Overseas, most moviegoers never heard of Watchmen. In fact, no one in this country had, either, except for old and young fanboys. Ah, but in the legal community, this film became infamous. Warner Bros. was targeted in a lawsuit by 20th Century Fox to gets its court-ordered piece of the 75 percent of Watchmen’s proceeds. (Paramount owns the other 25 percent.)

So the result was no one really knew what Watchmen would make at the North American box office. I can report that every Hollywood studio agreed that the ambitious pic from 300 director Zack Snyder would have an enormous weekend opening. The expected range ran as high as $70M despite a long running time of two hours, 43 minutes. An office betting pool by Paramount’s distribution department settled on a weekend total in the high–$60 million region. But by Friday night the experts saw that even $60M would be impossible. So 300 will remain the highest March opener of all time at $70.9M, and Watchmen would take third place.
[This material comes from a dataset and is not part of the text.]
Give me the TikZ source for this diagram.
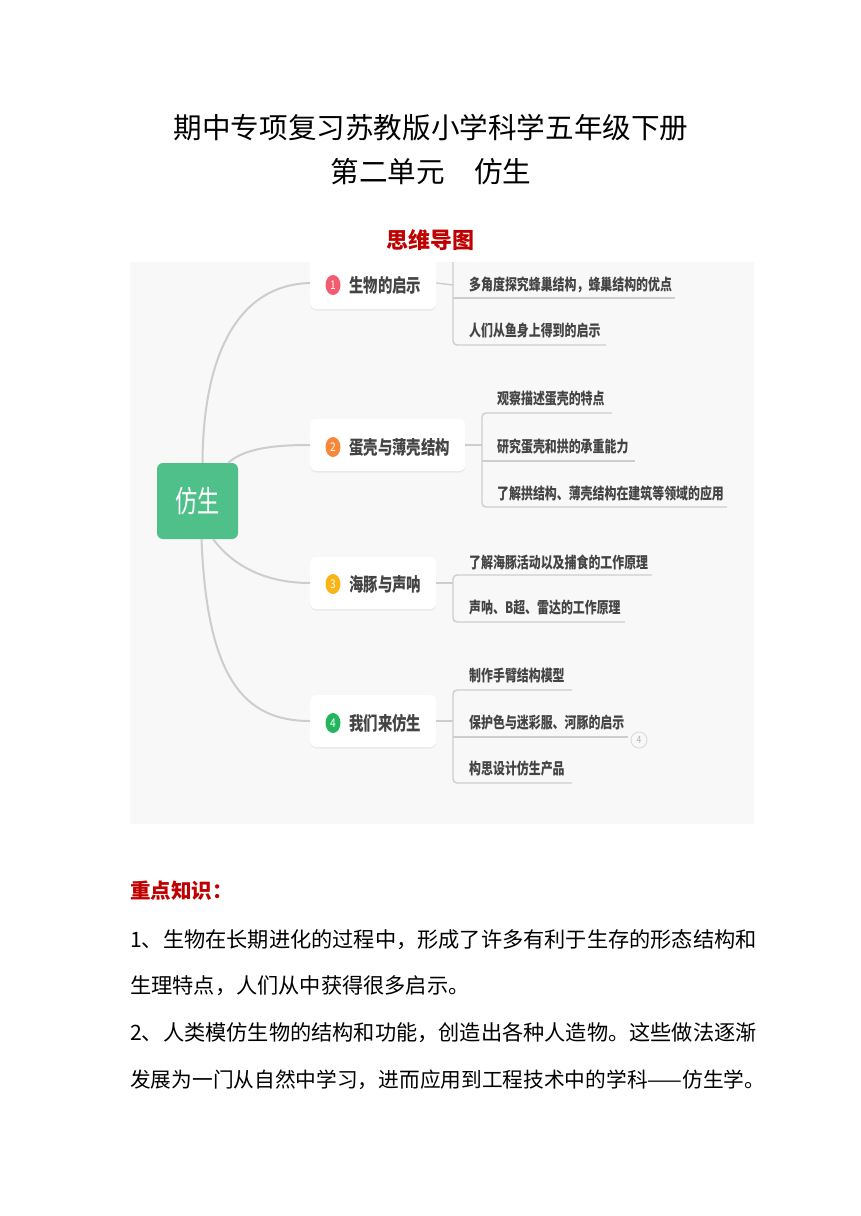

“It was a great opening despite what the gloom-and-doomsayers think. But even I had unrealistic expectations that it was going to do $70M,” said one studio marketing guru who prides himself on accurate forecasting. “I’d always pegged the movie at [the] mid–$50 million [region]. I’m mad at myself for ratcheting it up at the end. Not that I believed anybody’s hype. But I looked at the way pictures have been over-performing, and I bought into that notion that this is a tent pole and why shouldn’t it overperform?”

The studio did attract filmgoers from outside Watchmen’s sweet spot of males aged 17 to 34. Even some females. But Warner Bros. spent its full-frills $50M marketing budget for the movie — about average for a tent pole these days — on a very aggressive campaign that invested big in the outdoor market and on TV advertising.

Even rival marketing gurus were surprised but also impressed by the campaign that stayed true to the graphic novel and catered to fanboys of all ages — but left everyone else dazed and confused as to what the movie was about or even who the good or bad guys were. As one admired: “The campaign was about planting a big flag in the ground as if to say, ‘We are an event. And if you don’t understand that, then you’re not cool enough to get it.’ ”

That was indeed the challenge for the Warner Bros. marketing crew, which is why they created a lot of value-added content to flesh out the very graphic characters. Surprisingly, they chose low-rated NBC to air the most cross-promotional spots with the pic’s character, showcasing Dr. Manhattan during a National Treasure movie, and Rorschach or The Comedian during Heroes. Overall, there was a very robust TV campaign running on all the networks and cable TV.

Time was purchased on Lost, CSI, Law & Order, Criminal Minds, WWF Smackdown, NFC/AFC Playoffs, 24, The Mentalist, Fringe, The Office, 30 Rock, all the late-night shows on every network, and on and on. Watchmen has also been everywhere online: MySpace, Yahoo, Facebook, YouTube, IGN, Moviefone, NBC, For Your Imagination, Flixster, Hitfix and Fandango.

But the Warner Bros. team resisted the obvious tag line for Watchmen that “someone is killing off superheroes” in order not to oversimplify or oversell it. (As close as the marketing came was, “We want our superheroes.”) That meant doing something movie marketers rarely do: accepting that Watchmen is an acquired taste based on a restrictive idea and written as an inaccessible story, then made into a movie that isn’t for everyone.

But what about the following weekend, when Watchmen’s negatives are water-cooler talk? “I hate to think that, after two fucking years of marketing, we’re a one-weekend movie,” a Warner Bros. exec confessed to me.

But that’s exactly what’s happening here. “Either you were familiar with the source material, or you had trouble following the bouncing ball,” one studio marketing exec analyzed for me. “Alan Moore always said that Watchmen the graphic novel couldn’t be made into a movie. So, at the end of the day, Zack Snyder’s slavish attention to detail in making this a literal translation is what ultimately doomed the film. He cared more about the appeasement of the fanboys than [about] a cohesive, coherent movie meant for everyone.”

Funny, isn’t it, that even a sizable faction of fanboys railed online that Snyder’s take was too beat-by-beat faithful, with many expressing the wish that the Paul Greengrass version, which would have been set in the present day (instead of 1985 America against a Nixon-Kissinger backdrop) and involved multicultural terrorism (instead of the Cold War), had been made instead.

Oh, and they thought Zack’s music selection “zucked” by using all-too-obvious tunes like Hallelujah, Sounds of Silence, and Ride Of The Valkyries.

Others blame the Warner Bros. brass for — get this — being too hands-off. “This may have been one of those times when you second-guess,” another Hollywood bigwig opined. What distinguishes a great studio exec from every other studio exec is that they manage these filmmaker egos without letting them know they’re being managed. “But,” the bigwig says, “not everyone is Chris Nolan.”